De même, les travaux préparatoires à la future loi sur le logement annoncée pour 2024 suggèrent une refonte du système des aides au logement, avec potentiellement une conditionnalité renforcée liée à la qualité et à la conformité des logements. Cette évolution s’inscrit dans une logique de responsabilisation accrue des bailleurs et d’efficience des dépenses publiques.

Enjeux sociaux et économiques

La question de la colocation surpeuplée et de la suspension des aides qui peut en découler révèle des tensions profondes dans notre société :

D’un côté, la crise du logement pousse de nombreuses personnes, particulièrement les jeunes et les populations précaires, à accepter des conditions d’habitat dégradées. La colocation devient alors non plus un choix mais une nécessité économique, parfois au prix du non-respect des normes légales. La suspension des aides au logement peut dans ce contexte aggraver la précarité de personnes déjà vulnérables.

De l’autre côté, les pouvoirs publics doivent veiller à ce que les fonds publics ne contribuent pas au financement de logements indignes ou dangereux. La suspension des aides constitue ainsi un levier d’action pour lutter contre les marchands de sommeil et les pratiques abusives.

Ce dilemme appelle à une réflexion approfondie sur l’articulation entre politique du logement et politique sociale. Des pistes innovantes émergent, comme la création de fonds de garantie permettant de maintenir temporairement les aides tout en accompagnant la mise en conformité des logements, ou encore le développement de formes alternatives d’habitat partagé légalement encadrées.

Nouvelles formes d’habitat partagé et adaptation du droit

L’évolution des modes de vie et des attentes sociétales conduit à l’émergence de nouvelles formes d’habitat partagé qui questionnent le cadre juridique traditionnel :

  • Le coliving, concept inspiré des pays anglo-saxons, propose des espaces privés réduits compensés par d’importants espaces communs
  • L’habitat intergénérationnel met en relation des seniors disposant d’espace avec des jeunes en recherche de logement abordable
  • Les coopératives d’habitants développent des projets immobiliers collectifs où les résidents sont à la fois locataires et gestionnaires

Ces modèles innovants ne s’inscrivent pas toujours aisément dans les catégories juridiques existantes, notamment en ce qui concerne les normes de peuplement et les conditions d’attribution des aides au logement. Un travail d’adaptation du cadre légal semble nécessaire pour accompagner ces évolutions tout en maintenant l’objectif de dignité des conditions d’habitat.

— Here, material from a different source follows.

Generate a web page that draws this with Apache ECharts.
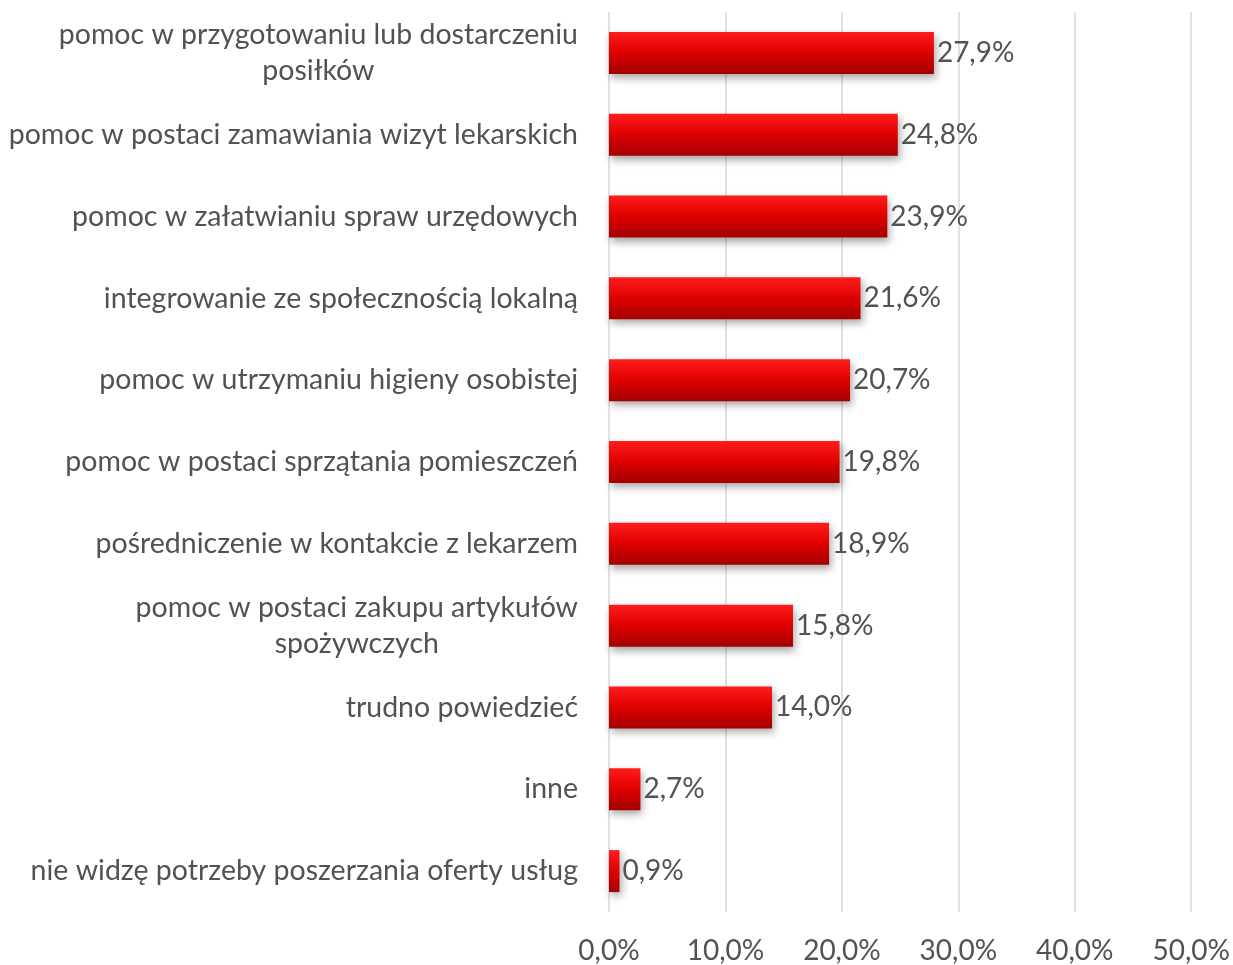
<!DOCTYPE html>
<html>
<head>
<meta charset="utf-8">
<script src="https://cdn.jsdelivr.net/npm/echarts@6/dist/echarts.min.js"></script>
<style>
  html, body { margin: 0; padding: 0; background: #fff; }
  #chart { width: 1233px; height: 965px; }
</style>
</head>
<body>
<div id="chart"></div>
<script>
// Categories, top to bottom
const categories = [
  'pomoc w przygotowaniu lub dostarczeniu\nposiłków',
  'pomoc w postaci zamawiania wizyt lekarskich',
  'pomoc w załatwianiu spraw urzędowych',
  'integrowanie ze społecznością lokalną',
  'pomoc w utrzymaniu higieny osobistej',
  'pomoc w postaci sprzątania pomieszczeń',
  'pośredniczenie w kontakcie z lekarzem',
  'pomoc w postaci zakupu artykułów\nspożywczych',
  'trudno powiedzieć',
  'inne',
  'nie widzę potrzeby poszerzania oferty usług'
];
// Share of answers, percent
const values = [27.9, 24.8, 23.9, 21.6, 20.7, 19.8, 18.9, 15.8, 14.0, 2.7, 0.9];
// X axis ticks
const xTicks = [0, 10, 20, 30, 40, 50];

const FONT = 'Lato';
const CAT_SIZE = 28.5;
const NUM_SIZE = 28;
const TEXT_COLOR = '#525252';

const fmtPct = v => v.toFixed(1).replace('.', ',') + '%';

// measure widest line so multi-line labels can be centred on themselves
const ctx = document.createElement('canvas').getContext('2d');
ctx.font = CAT_SIZE + 'px ' + FONT;
const blockWidth = s => Math.max(...s.split('\n').map(l => ctx.measureText(l).width));

// one rich style per wrapped category, as wide as its longest line
const rich = {};
categories.forEach((c, i) => {
  if (c.indexOf('\n') >= 0) {
    rich['c' + i] = {
      fontFamily: FONT, fontSize: CAT_SIZE, color: TEXT_COLOR, lineHeight: 36,
      align: 'center', width: blockWidth(c)
    };
  }
});

const chart = echarts.init(document.getElementById('chart'));
chart.setOption({
  animation: false,
  grid: { left: 609, right: 40, top: 12, bottom: 53, containLabel: false },
  xAxis: {
    type: 'value',
    min: xTicks[0],
    max: xTicks[xTicks.length - 1],
    interval: 10,
    axisLine: { show: false },
    axisTick: { show: false },
    splitLine: { lineStyle: { color: '#d9d9d9', width: 1.5 } },
    axisLabel: {
      formatter: v => fmtPct(v),
      fontFamily: FONT, fontSize: NUM_SIZE, color: TEXT_COLOR, margin: 25
    }
  },
  yAxis: {
    type: 'category',
    inverse: true,
    data: categories,
    axisLine: { show: false },
    axisTick: { show: false },
    axisLabel: {
      fontFamily: FONT, fontSize: CAT_SIZE, color: TEXT_COLOR, margin: 31,
      lineHeight: 36,
      formatter: (s, idx) => {
        if (s.indexOf('\n') < 0) return s;
        return s.split('\n').map(l => '{c' + idx + '|' + l + '}').join('\n');
      },
      rich: rich
    }
  },
  series: [{
    type: 'bar',
    data: values,
    barWidth: 42,
    itemStyle: {
      color: new echarts.graphic.LinearGradient(0, 0, 0, 1, [
        { offset: 0, color: '#ff1c1c' },
        { offset: 0.5, color: '#de0000' },
        { offset: 1, color: '#a30000' }
      ]),
      shadowColor: 'rgba(0,0,0,0.35)',
      shadowBlur: 8,
      shadowOffsetX: 2,
      shadowOffsetY: 4
    },
    label: {
      show: true,
      position: 'right',
      distance: 3,
      formatter: p => fmtPct(p.value),
      fontFamily: FONT, fontSize: NUM_SIZE, color: TEXT_COLOR
    }
  }]
});
</script>
</body>
</html>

La jurisprudence joue un rôle clé dans cette adaptation progressive du droit. Plusieurs décisions récentes des juridictions administratives témoignent d’une approche plus nuancée, prenant en compte non seulement les critères quantitatifs (surface par personne) mais la qualité globale du logement et son adaptation aux besoins spécifiques des occupants.

L’enjeu pour les années à venir sera de trouver un équilibre entre protection des occupants, efficience des aides publiques et reconnaissance de la diversité des modes d’habiter. Cet équilibre devra nécessairement passer par une concertation approfondie entre les différents acteurs : collectivités locales, bailleurs sociaux et privés, associations de locataires et organismes de protection sociale.